4. Strategic Considerations for Franchisors and Franchisees
Franchisors should conduct a comprehensive audit of their FDD and fee disclosures before expanding operations in New York. Ensure that all fees are clearly itemized, that the use of fees is transparent, and that the disclosure complies with current FTC and state guidance. Maintain detailed records of how franchise fees are allocated and used. Franchisees, on the other hand, should request a complete FDD well in advance, have it reviewed by counsel, and ask detailed questions about fee structure and refund policies before committing funds.

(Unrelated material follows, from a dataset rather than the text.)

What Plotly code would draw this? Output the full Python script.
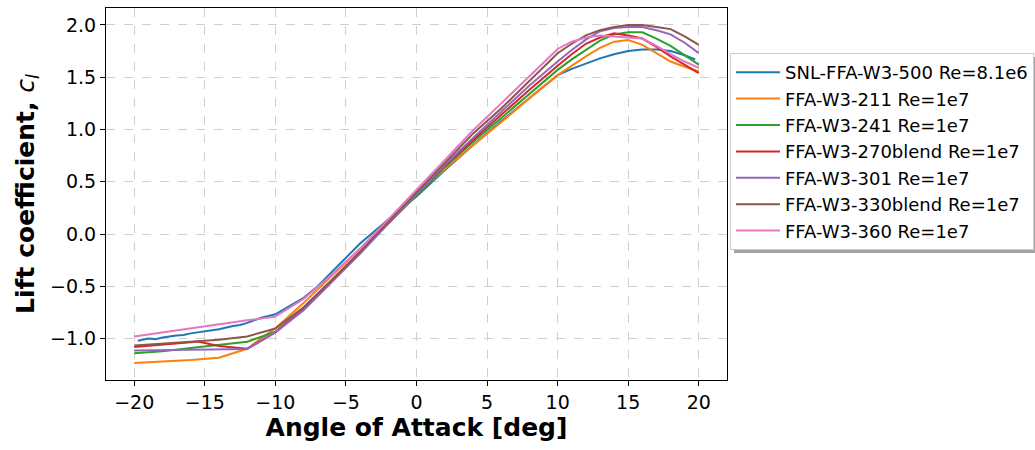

| Fee Type | Disclosure Requirement | Typical Dispute |
| Initial Franchise Fee | Amount, timing, refundability | Misrepresentation of total cost |
| Ongoing Royalties | Percentage or fixed amount, calculation method | Overcharging or hidden increases |
| Training and Support Fees | When charged, what is included | Services not delivered |
| Marketing or Advertising Fund | Use of funds, governance | Misuse of funds or lack of transparency |
Both parties should understand that franchise fee disputes are often costly and time-consuming. Early intervention by counsel can help identify compliance gaps or contractual ambiguities before they escalate into litigation. Franchisors should also consider whether their fee structure is competitive and defensible; if the initial fee is unusually high relative to industry norms, be prepared to justify it. Franchisees should evaluate whether the fee is proportionate to the support, training, and brand value provided. These assessments should drive negotiation and decision-making before any agreement is signed.